Reproduce precisely the lines of the listing below, starting with the line that contains "Emit a component" and stopping after the line that contains "const yStep = 10;"; include nothing else.

— start Provided records —

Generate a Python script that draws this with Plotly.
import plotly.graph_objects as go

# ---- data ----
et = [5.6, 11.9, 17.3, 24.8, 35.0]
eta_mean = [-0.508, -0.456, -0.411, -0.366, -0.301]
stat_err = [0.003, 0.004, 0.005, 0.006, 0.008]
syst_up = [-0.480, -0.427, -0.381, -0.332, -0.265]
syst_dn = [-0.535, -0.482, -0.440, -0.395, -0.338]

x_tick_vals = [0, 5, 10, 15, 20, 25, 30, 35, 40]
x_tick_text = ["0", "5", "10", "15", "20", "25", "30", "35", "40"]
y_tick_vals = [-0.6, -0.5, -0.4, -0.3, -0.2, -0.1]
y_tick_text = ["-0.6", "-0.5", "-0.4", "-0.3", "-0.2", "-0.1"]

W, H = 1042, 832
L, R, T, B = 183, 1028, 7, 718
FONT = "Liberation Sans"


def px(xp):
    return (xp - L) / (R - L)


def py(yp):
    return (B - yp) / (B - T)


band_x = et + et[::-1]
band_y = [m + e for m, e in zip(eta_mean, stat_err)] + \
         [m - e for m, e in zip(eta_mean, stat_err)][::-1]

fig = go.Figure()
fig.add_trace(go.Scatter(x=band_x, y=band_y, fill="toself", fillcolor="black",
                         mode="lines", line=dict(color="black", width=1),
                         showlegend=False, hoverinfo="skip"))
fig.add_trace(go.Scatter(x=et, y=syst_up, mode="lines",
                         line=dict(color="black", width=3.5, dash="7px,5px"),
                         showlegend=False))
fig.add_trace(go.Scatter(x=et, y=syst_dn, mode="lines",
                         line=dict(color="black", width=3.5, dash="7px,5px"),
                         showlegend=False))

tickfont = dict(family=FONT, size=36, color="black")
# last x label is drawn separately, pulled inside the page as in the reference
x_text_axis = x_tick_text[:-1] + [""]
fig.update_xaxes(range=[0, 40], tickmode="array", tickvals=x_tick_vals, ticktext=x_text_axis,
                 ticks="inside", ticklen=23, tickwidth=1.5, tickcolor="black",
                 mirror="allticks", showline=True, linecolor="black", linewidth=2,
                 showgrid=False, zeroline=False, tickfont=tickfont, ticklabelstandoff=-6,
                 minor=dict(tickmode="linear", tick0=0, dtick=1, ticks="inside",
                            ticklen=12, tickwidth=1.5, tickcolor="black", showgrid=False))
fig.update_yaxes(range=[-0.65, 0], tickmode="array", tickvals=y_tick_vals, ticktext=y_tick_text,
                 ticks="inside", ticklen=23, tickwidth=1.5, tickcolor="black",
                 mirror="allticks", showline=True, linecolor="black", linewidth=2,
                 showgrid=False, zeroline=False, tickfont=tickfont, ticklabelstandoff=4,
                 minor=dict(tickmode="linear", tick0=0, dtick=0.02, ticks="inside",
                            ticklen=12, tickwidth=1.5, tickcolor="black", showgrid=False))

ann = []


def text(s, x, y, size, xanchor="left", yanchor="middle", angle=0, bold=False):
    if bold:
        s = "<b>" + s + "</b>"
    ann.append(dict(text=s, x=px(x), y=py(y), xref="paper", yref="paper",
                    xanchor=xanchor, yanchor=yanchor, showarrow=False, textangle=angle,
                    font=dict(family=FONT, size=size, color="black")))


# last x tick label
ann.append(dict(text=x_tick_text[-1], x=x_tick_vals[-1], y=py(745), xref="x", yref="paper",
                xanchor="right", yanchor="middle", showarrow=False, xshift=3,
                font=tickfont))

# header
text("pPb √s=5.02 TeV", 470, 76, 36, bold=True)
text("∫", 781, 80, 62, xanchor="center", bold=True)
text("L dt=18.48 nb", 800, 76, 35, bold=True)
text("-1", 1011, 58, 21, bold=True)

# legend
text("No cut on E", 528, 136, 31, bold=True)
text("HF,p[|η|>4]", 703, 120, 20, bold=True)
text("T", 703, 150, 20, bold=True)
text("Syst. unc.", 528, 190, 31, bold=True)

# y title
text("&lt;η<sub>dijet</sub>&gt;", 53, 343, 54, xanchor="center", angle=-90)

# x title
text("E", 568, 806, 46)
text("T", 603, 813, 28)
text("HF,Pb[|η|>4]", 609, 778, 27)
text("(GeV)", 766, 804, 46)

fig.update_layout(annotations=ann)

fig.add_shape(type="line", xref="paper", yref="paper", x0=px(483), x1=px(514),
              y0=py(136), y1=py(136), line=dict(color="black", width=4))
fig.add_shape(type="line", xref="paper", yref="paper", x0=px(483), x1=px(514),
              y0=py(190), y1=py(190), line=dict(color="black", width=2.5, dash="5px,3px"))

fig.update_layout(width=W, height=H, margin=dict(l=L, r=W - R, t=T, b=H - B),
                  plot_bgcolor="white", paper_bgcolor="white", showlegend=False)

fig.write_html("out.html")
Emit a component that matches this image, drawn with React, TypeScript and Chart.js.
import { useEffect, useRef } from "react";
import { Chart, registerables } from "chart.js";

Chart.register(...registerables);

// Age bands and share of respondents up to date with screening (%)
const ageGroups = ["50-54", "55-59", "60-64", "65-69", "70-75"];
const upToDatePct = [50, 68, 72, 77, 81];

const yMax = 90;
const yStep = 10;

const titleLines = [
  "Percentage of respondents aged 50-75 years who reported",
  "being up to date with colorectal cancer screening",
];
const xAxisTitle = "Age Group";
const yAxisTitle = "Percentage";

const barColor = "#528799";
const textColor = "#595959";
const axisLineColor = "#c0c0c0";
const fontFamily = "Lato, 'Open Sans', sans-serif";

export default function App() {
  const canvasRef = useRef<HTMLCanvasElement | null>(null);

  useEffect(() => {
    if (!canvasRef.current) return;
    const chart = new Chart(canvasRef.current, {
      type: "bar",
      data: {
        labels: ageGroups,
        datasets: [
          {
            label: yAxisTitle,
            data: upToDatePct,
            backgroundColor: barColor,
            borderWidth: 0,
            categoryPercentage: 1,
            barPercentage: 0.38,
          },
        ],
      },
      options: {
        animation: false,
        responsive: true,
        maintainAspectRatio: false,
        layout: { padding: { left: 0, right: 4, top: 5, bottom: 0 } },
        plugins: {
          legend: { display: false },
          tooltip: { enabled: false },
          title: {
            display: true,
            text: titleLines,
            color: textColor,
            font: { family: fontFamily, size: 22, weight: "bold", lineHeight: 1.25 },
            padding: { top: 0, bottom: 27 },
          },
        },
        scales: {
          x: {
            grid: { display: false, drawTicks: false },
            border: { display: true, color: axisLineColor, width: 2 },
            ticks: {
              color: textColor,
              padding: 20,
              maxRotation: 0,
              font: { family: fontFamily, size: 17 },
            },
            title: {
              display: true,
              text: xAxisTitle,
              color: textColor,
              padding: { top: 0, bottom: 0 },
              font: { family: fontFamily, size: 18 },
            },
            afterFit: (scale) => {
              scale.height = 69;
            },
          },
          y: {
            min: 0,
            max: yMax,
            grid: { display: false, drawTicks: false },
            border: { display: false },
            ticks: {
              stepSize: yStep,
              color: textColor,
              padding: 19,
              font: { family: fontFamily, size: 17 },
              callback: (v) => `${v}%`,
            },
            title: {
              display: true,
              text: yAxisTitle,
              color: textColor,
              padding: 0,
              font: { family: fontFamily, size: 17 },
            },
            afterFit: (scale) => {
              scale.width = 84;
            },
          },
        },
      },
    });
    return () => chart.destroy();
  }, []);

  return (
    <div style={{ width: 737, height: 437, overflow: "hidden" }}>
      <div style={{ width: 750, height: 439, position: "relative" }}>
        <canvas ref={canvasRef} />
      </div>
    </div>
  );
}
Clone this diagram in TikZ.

— end Provided records —

Expected answer
Emit a component that matches this image, drawn with React, TypeScript and Chart.js.
import { useEffect, useRef } from "react";
import { Chart, registerables } from "chart.js";

Chart.register(...registerables);

// Age bands and share of respondents up to date with screening (%)
const ageGroups = ["50-54", "55-59", "60-64", "65-69", "70-75"];
const upToDatePct = [50, 68, 72, 77, 81];

const yMax = 90;
const yStep = 10;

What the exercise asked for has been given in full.